» Objective: Give an exact copy of every line, leaving images out.
------ Data block ------
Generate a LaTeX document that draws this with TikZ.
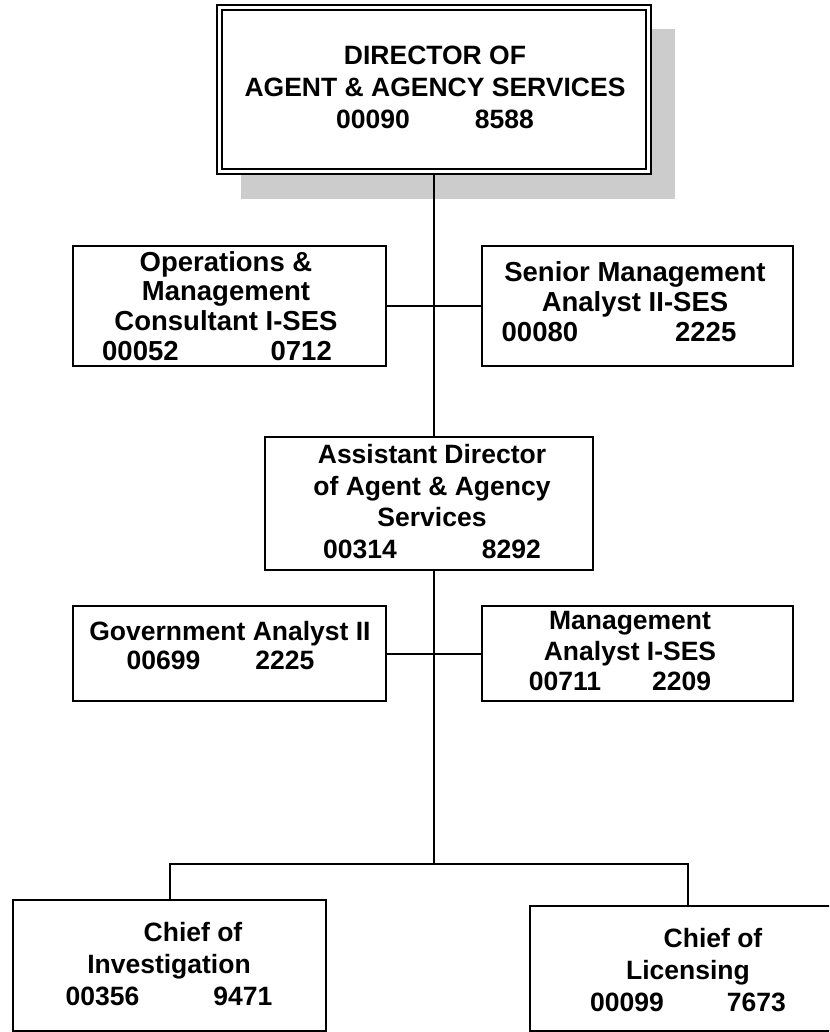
\documentclass[tikz,border=0pt]{standalone}
\usepackage{fontspec}
\setmainfont{Liberation Sans}
\usetikzlibrary{calc}
\pgfdeclarelayer{shade}
\pgfdeclarelayer{wires}
\pgfsetlayers{shade,wires,main}

\begin{document}
\begin{tikzpicture}[x=1pt,y=-1pt,
  post/.style={rectangle, draw=black, line width=2pt, fill=white, inner sep=0pt, outer sep=0pt},
  headpost/.style={post, double=white, double distance=3pt},
  caption/.style={align=center, inner sep=0pt, outer sep=0pt, text=black},
  wire/.style={draw=black, line width=2pt}
]
\useasboundingbox (0,0) rectangle (829,1032);
\clip (0,0) rectangle (829,1032);

% position boxes
\node[headpost, minimum width=429pt, minimum height=164pt] (dir)  at (434,89.5)  {};
\node[post, minimum width=313pt, minimum height=120pt]     (ops)  at (229.5,306) {};
\node[post, minimum width=311pt, minimum height=120pt]     (sen)  at (637.5,306) {};
\node[post, minimum width=328pt, minimum height=133pt]     (ad)   at (429,503.5) {};
\node[post, minimum width=313pt, minimum height=95pt]      (gov)  at (229.5,653.5) {};
\node[post, minimum width=311pt, minimum height=95pt]      (mgmt) at (637.5,653.5) {};
\node[post, minimum width=313pt, minimum height=131pt]     (inv)  at (169.5,965.5) {};
\node[post, minimum width=316pt, minimum height=125pt]     (lic)  at (688,968.5) {};
\coordinate (spine) at (434,864);

% titles and position numbers
\node[caption, font=\bfseries\fontsize{26.5}{32}\selectfont] (dir-t) at (435,87)
  {DIRECTOR OF\\AGENT \& AGENCY SERVICES\\00090\hspace{65pt}8588};
\node[caption, font=\bfseries\fontsize{27.5}{29.7}\selectfont] (ops-t) at (226,306)
  {Operations \&\\Management\\Consultant I-SES\\00052\hspace{92pt}0712\hspace*{18pt}};
\node[caption, font=\bfseries\fontsize{27.5}{30}\selectfont] (sen-t) at (635,301.5)
  {Senior Management\\Analyst II-SES\\00080\hspace{97pt}2225\hspace*{32pt}};
\node[caption, font=\bfseries\fontsize{26.5}{31.5}\selectfont] (ad-t) at (432,501.5)
  {Assistant Director\\of Agent \& Agency\\Services\\00314\hspace{85pt}8292};
\node[caption, font=\bfseries\fontsize{26.5}{29.5}\selectfont] (gov-t) at (230,645.5)
  {Government Analyst II\\00699\hspace{55pt}2225\hspace*{19pt}};
\node[caption, font=\bfseries\fontsize{26.5}{30.5}\selectfont] (mgmt-t) at (630,651.5)
  {Management\\Analyst I-SES\\00711\hspace{51pt}2209\hspace*{20pt}};
\node[caption, font=\bfseries\fontsize{26.5}{32}\selectfont] (inv-t) at (169,964.5)
  {\hspace*{48pt}Chief of\\Investigation\\00356\hspace{74pt}9471};
\node[caption, font=\bfseries\fontsize{26.5}{32}\selectfont] (lic-t) at (688,970.5)
  {\hspace*{50pt}Chief of\\Licensing\\00099\hspace{63pt}7673};

% drop shadow of the director box
\begin{pgfonlayer}{shade}
  \fill[black!20] ([shift={(21.5,21.5)}]dir.north west) rectangle ([shift={(26.5,27.5)}]dir.south east);
\end{pgfonlayer}

% reporting lines
\begin{pgfonlayer}{wires}
  \draw[wire] (dir.south) -- (dir.south |- ad.north);
  \draw[wire] (ops.east) -- (sen.west);
  \draw[wire] (dir.south |- ad.south) -- (spine);
  \draw[wire] (gov.east) -- (mgmt.west);
  \draw[wire] (inv.north) -- (inv.north |- spine) -- (lic.north |- spine) -- (lic.north);
\end{pgfonlayer}
\end{tikzpicture}
\end{document}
------
» Complete answer:
Generate a LaTeX document that draws this with TikZ.
\documentclass[tikz,border=0pt]{standalone}
\usepackage{fontspec}
\setmainfont{Liberation Sans}
\usetikzlibrary{calc}
\pgfdeclarelayer{shade}
\pgfdeclarelayer{wires}
\pgfsetlayers{shade,wires,main}

\begin{document}
\begin{tikzpicture}[x=1pt,y=-1pt,
  post/.style={rectangle, draw=black, line width=2pt, fill=white, inner sep=0pt, outer sep=0pt},
  headpost/.style={post, double=white, double distance=3pt},
  caption/.style={align=center, inner sep=0pt, outer sep=0pt, text=black},
  wire/.style={draw=black, line width=2pt}
]
\useasboundingbox (0,0) rectangle (829,1032);
\clip (0,0) rectangle (829,1032);

% position boxes
\node[headpost, minimum width=429pt, minimum height=164pt] (dir)  at (434,89.5)  {};
\node[post, minimum width=313pt, minimum height=120pt]     (ops)  at (229.5,306) {};
\node[post, minimum width=311pt, minimum height=120pt]     (sen)  at (637.5,306) {};
\node[post, minimum width=328pt, minimum height=133pt]     (ad)   at (429,503.5) {};
\node[post, minimum width=313pt, minimum height=95pt]      (gov)  at (229.5,653.5) {};
\node[post, minimum width=311pt, minimum height=95pt]      (mgmt) at (637.5,653.5) {};
\node[post, minimum width=313pt, minimum height=131pt]     (inv)  at (169.5,965.5) {};
\node[post, minimum width=316pt, minimum height=125pt]     (lic)  at (688,968.5) {};
\coordinate (spine) at (434,864);

% titles and position numbers
\node[caption, font=\bfseries\fontsize{26.5}{32}\selectfont] (dir-t) at (435,87)
  {DIRECTOR OF\\AGENT \& AGENCY SERVICES\\00090\hspace{65pt}8588};
\node[caption, font=\bfseries\fontsize{27.5}{29.7}\selectfont] (ops-t) at (226,306)
  {Operations \&\\Management\\Consultant I-SES\\00052\hspace{92pt}0712\hspace*{18pt}};
\node[caption, font=\bfseries\fontsize{27.5}{30}\selectfont] (sen-t) at (635,301.5)
  {Senior Management\\Analyst II-SES\\00080\hspace{97pt}2225\hspace*{32pt}};
\node[caption, font=\bfseries\fontsize{26.5}{31.5}\selectfont] (ad-t) at (432,501.5)
  {Assistant Director\\of Agent \& Agency\\Services\\00314\hspace{85pt}8292};
\node[caption, font=\bfseries\fontsize{26.5}{29.5}\selectfont] (gov-t) at (230,645.5)
  {Government Analyst II\\00699\hspace{55pt}2225\hspace*{19pt}};
\node[caption, font=\bfseries\fontsize{26.5}{30.5}\selectfont] (mgmt-t) at (630,651.5)
  {Management\\Analyst I-SES\\00711\hspace{51pt}2209\hspace*{20pt}};
\node[caption, font=\bfseries\fontsize{26.5}{32}\selectfont] (inv-t) at (169,964.5)
  {\hspace*{48pt}Chief of\\Investigation\\00356\hspace{74pt}9471};
\node[caption, font=\bfseries\fontsize{26.5}{32}\selectfont] (lic-t) at (688,970.5)
  {\hspace*{50pt}Chief of\\Licensing\\00099\hspace{63pt}7673};

% drop shadow of the director box
\begin{pgfonlayer}{shade}
  \fill[black!20] ([shift={(21.5,21.5)}]dir.north west) rectangle ([shift={(26.5,27.5)}]dir.south east);
\end{pgfonlayer}

% reporting lines
\begin{pgfonlayer}{wires}
  \draw[wire] (dir.south) -- (dir.south |- ad.north);
  \draw[wire] (ops.east) -- (sen.west);
  \draw[wire] (dir.south |- ad.south) -- (spine);
  \draw[wire] (gov.east) -- (mgmt.west);
  \draw[wire] (inv.north) -- (inv.north |- spine) -- (lic.north |- spine) -- (lic.north);
\end{pgfonlayer}
\end{tikzpicture}
\end{document}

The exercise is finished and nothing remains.